Bagaimana tidak. Sebab, Jenderal Naga Bonar (Deddy Mizwar) yang memimpin para tentara pejuang di sini bukanlah seorang perwira asli yang kharismatik, cerdas dan lihai dalam berperang.
Namun, ia adalah bekas pencopet yang tak berpendidikan, nekat, sangat patuh kepada ibunya, dan punya penyakit malaria yang sering kambuhan.
Film ini seperti mengolok-olok patriotisme dan nasionalisme, meskipun sebenarnya Asrul Sani menulis skenario ini lantaran terinspirasi dari kejadian nyata.
4. Laskar Pemimpi (2010)
Film garapan Monty Tiwa yang juga menulis skenarionya bersama Eric Tiwa ini juga menyoal nasionalisme dan patriotisme dengan penuh canda tawa.
Bahkan, ada kesan meledek narasi sejarah Orde Baru dalam beberapa adegannya. Ditambah lagi, para pemerannya adalah para personil Project Pop yang memang kocak.
Berlatar peristiwa Agresi Militer Belanda II pada Desember 1948, film ini mengetengahkan tentang laskar tentara yang tidak sempurna dan minim pengalaman sehingga lebih pas disebut pecundang.
Mereka lalu tidak dilibatkan dalan serangan umum 1 Maret 1949 ke Yogyakarta. Namun, laskar tentara ini melakukan aksi nekat nan konyol, sehingga tanpa terduga malah membantu dalam meraih kemenangan.
5. Pantja-Sila: Cita-cita & Realita (2016)
Dasar negara kita, Pancasila, lahir pada 1 Juni 1945 saat sidang BPUPKI (Badan Penyelidik Usaha Persiapan Kemerdekaan Indonesia).

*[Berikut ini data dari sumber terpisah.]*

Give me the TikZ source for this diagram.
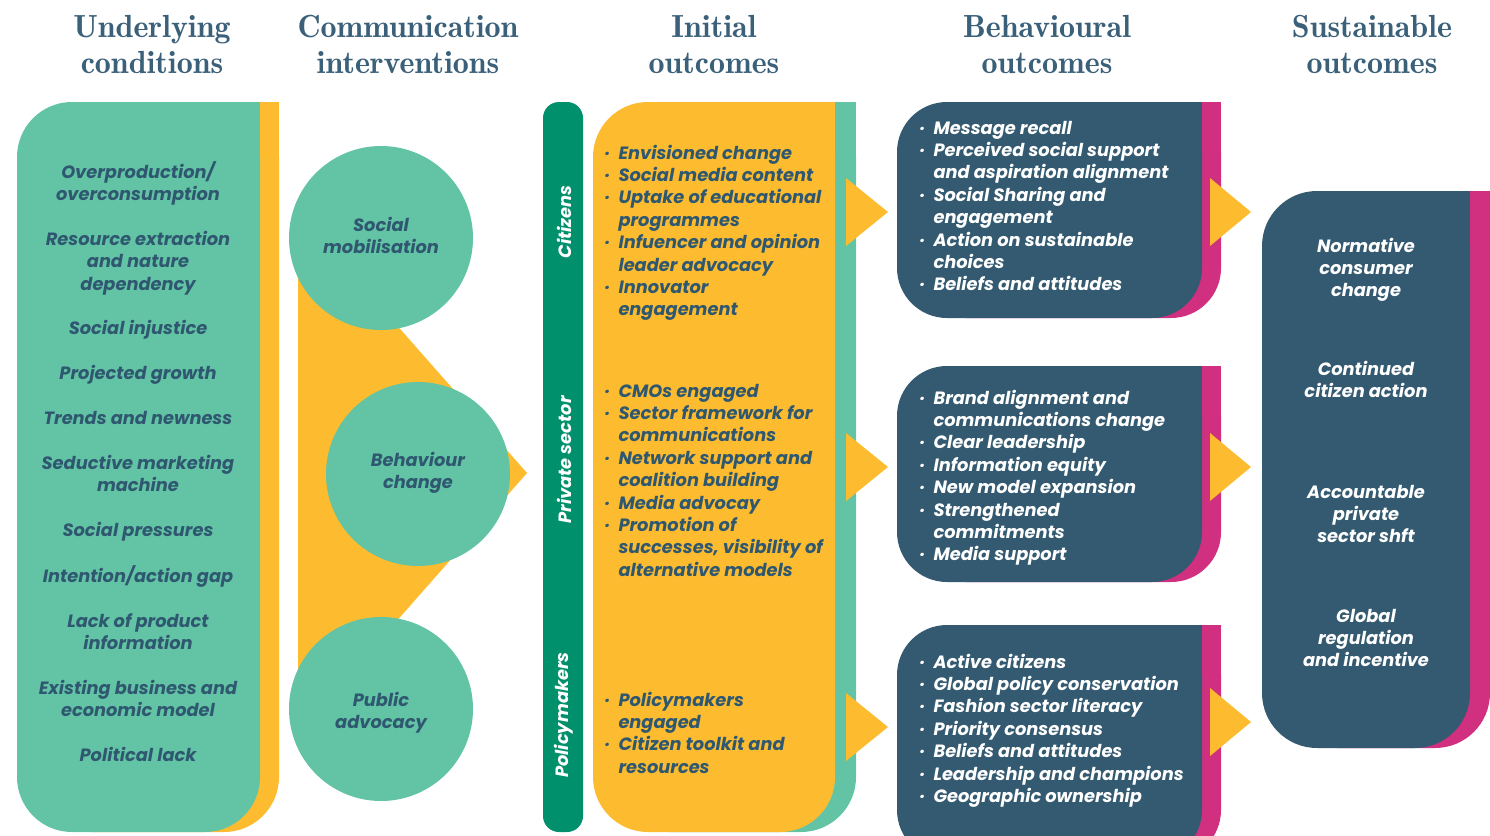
\documentclass[tikz,border=0pt]{standalone}
\usepackage{fontspec}
\newfontfamily\bodyfont{Poppins}
\newfontfamily\titlefont{lmromandemi10-regular.otf}
\definecolor{cgreen}{HTML}{62C4A5}
\definecolor{cyellow}{HTML}{FDBC2F}
\definecolor{cdkgreen}{HTML}{00906C}
\definecolor{cnavy}{HTML}{335A70}
\definecolor{ctext}{HTML}{2F5870}
\definecolor{cmagenta}{HTML}{D0307F}
\definecolor{ctitle}{HTML}{3B6079}
\newcommand\bul{\textperiodcentered}
\tikzset{
  body/.style={font=\bodyfont\bfseries\itshape\fontsize{17.8}{22.4}\selectfont, inner sep=0pt},
  title/.style={font=\titlefont\fontsize{32}{36.5}\selectfont, text=ctitle, inner sep=0pt, anchor=base},
  circ/.style={circle, fill=cgreen, minimum size=184pt, inner sep=0pt},
  tri/.style={fill=cyellow},
}
\newcommand\blist[1]{\begin{tabular}[t]{@{}l@{\hspace{8pt}}l@{}}#1\end{tabular}}
\newcommand\clist[1]{\begin{tabular}[t]{@{}c@{}}#1\end{tabular}}
\begin{document}
\begin{tikzpicture}[x=1pt,y=-1pt]
\useasboundingbox (0,0) rectangle (1490,835);
% titles
\node[title] (t1) at (152,37) {\clist{Underlying\\conditions}};
\node[title] (t2) at (408,37) {\clist{Communication\\interventions}};
\node[title] (t3) at (714,37) {\clist{Initial\\outcomes}};
\node[title] (t4) at (1047,37) {\clist{Behavioural\\outcomes}};
\node[title] (t5) at (1372,37) {\clist{Sustainable\\outcomes}};
% left panel
\fill[cyellow, rounded corners=55pt] (36,102) rectangle (279,832);
\fill[cyellow] (150,102) rectangle (279,200);
\fill[cgreen, rounded corners=55pt] (17,102) rectangle (260,832);
\fill[cgreen] (150,102) rectangle (260,200);
\node[body, text=ctext, anchor=base] (uc) at (138,178) {\clist{Overproduction/\\overconsumption\\ \\Resource extraction\\and nature\\dependency\\ \\Social injustice\\ \\Projected growth\\ \\Trends and newness\\ \\Seductive marketing\\machine\\ \\Social pressures\\ \\Intention/action gap\\ \\Lack of product\\information\\ \\Existing business and\\economic model\\ \\Political lack}};
% interventions
\fill[cyellow] (298,238) -- (320,238) -- (527,473) -- (320,708) -- (298,708) -- cycle;
\node[circ] (c1) at (381,238) {};
\node[circ] (c2) at (418,474) {};
\node[circ] (c3) at (381,709) {};
\node[body, text=ctext, anchor=base] (c1t) at (381,231) {\clist{Social\\mobilisation}};
\node[body, text=ctext, anchor=base] (c2t) at (418,466) {\clist{Behaviour\\change}};
\node[body, text=ctext, anchor=base] (c3t) at (381,706) {\clist{Public\\advocacy}};
% actor bar
\fill[cdkgreen, rounded corners=16pt] (543,102) rectangle (583,832);
\node[body, text=white, rotate=90] (a1) at (564,222) {Citizens};
\node[body, text=white, rotate=90] (a2) at (564,460) {Private sector};
\node[body, text=white, rotate=90] (a3) at (564,715) {Policymakers};
% initial outcomes
\fill[cgreen, rounded corners=55pt] (614,102) rectangle (856,832);
\fill[cgreen] (720,102) rectangle (856,200);
\fill[cyellow, rounded corners=55pt] (593,102) rectangle (835,832);
\fill[cyellow] (720,102) rectangle (835,200);
\node[body, text=ctext, anchor=base west] (i1) at (605,159) {\blist{\bul&Envisioned change\\\bul&Social media content\\\bul&Uptake of educational\\&programmes\\\bul&Infuencer and opinion\\&leader advocacy\\\bul&Innovator\\&engagement}};
\node[body, text=ctext, anchor=base west] (i2) at (605,397) {\blist{\bul&CMOs engaged\\\bul&Sector framework for\\&communications\\\bul&Network support and\\&coalition building\\\bul&Media advocay\\\bul&Promotion of\\&successes, visibility of\\&alternative models}};
\node[body, text=ctext, anchor=base west] (i3) at (605,706) {\blist{\bul&Policymakers\\&engaged\\\bul&Citizen toolkit and\\&resources}};
\fill[tri] (846,178) -- (888,212) -- (846,246) -- cycle;
\fill[tri] (846,433) -- (888,467) -- (846,501) -- cycle;
\fill[tri] (846,693) -- (888,727) -- (846,761) -- cycle;
% behavioural outcomes
\foreach \ya/\yb in {102/318, 366/582, 625/860}{
  \fill[cmagenta, rounded corners=50pt] (916,\ya) rectangle (1221,\yb);
  \fill[cmagenta] (1100,\ya) rectangle (1221,\ya+80);
  \fill[cnavy, rounded corners=50pt] (897,\ya) rectangle (1202,\yb);
  \fill[cnavy] (1100,\ya) rectangle (1202,\ya+80);
}
\node[body, text=white, anchor=base west] (b1) at (920,134) {\blist{\bul&Message recall\\\bul&Perceived social support\\&and aspiration alignment\\\bul&Social Sharing and\\&engagement\\\bul&Action on sustainable\\&choices\\\bul&Beliefs and attitudes}};
\node[body, text=white, anchor=base west] (b2) at (920,404) {\blist{\bul&Brand alignment and\\&communications change\\\bul&Clear leadership\\\bul&Information equity\\\bul&New model expansion\\\bul&Strengthened\\&commitments\\\bul&Media support}};
\node[body, text=white, anchor=base west] (b3) at (920,668) {\blist{\bul&Active citizens\\\bul&Global policy conservation\\\bul&Fashion sector literacy\\\bul&Priority consensus\\\bul&Beliefs and attitudes\\\bul&Leadership and champions\\\bul&Geographic ownership}};
\fill[tri] (1210,178) -- (1251,212) -- (1210,246) -- cycle;
\fill[tri] (1210,433) -- (1251,467) -- (1210,501) -- cycle;
\fill[tri] (1210,688) -- (1251,722) -- (1210,756) -- cycle;
% sustainable outcomes
\fill[cmagenta, rounded corners=55pt] (1282,191) rectangle (1490,748);
\fill[cmagenta] (1400,191) rectangle (1490,280);
\fill[cnavy, rounded corners=55pt] (1262,191) rectangle (1470,748);
\fill[cnavy] (1400,191) rectangle (1470,280);
\node[body, text=white, anchor=base] (s1) at (1366,252) {\clist{Normative\\consumer\\change}};
\node[body, text=white, anchor=base] (s2) at (1366,375) {\clist{Continued\\citizen action}};
\node[body, text=white, anchor=base] (s3) at (1366,498) {\clist{Accountable\\private\\sector shft}};
\node[body, text=white, anchor=base] (s4) at (1366,622) {\clist{Global\\regulation\\and incentive}};
\end{tikzpicture}
\end{document}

Di sinilah Soekarno, yang kelak menjadi proklamator dan Presiden Indonesia pertama, berpidato panjang lebar tanpa teks yang isinya menjelaskan gagasan Pancasila.
Film Pantja-Sila: Cita-cita & Realita merekonstruksi pidato itu sesuai peristiwa aslinya dengan Tyo Pakusadewo sebagai Soekarno.
Selama nyaris 80 menit, film yang disutradarai Tino Saroengallo dan Tyo Pakusadewo ini hanya menampilkan satu shot Soekarno yang sedang berpidato dengan berapi-api dan dramatis.
Namun, film ini juga menyelipkan beberapa gambar dan foto untuk menguatkan isi pidato Soekarno. Hasilnya, film ini jauh dari kesan membosankan.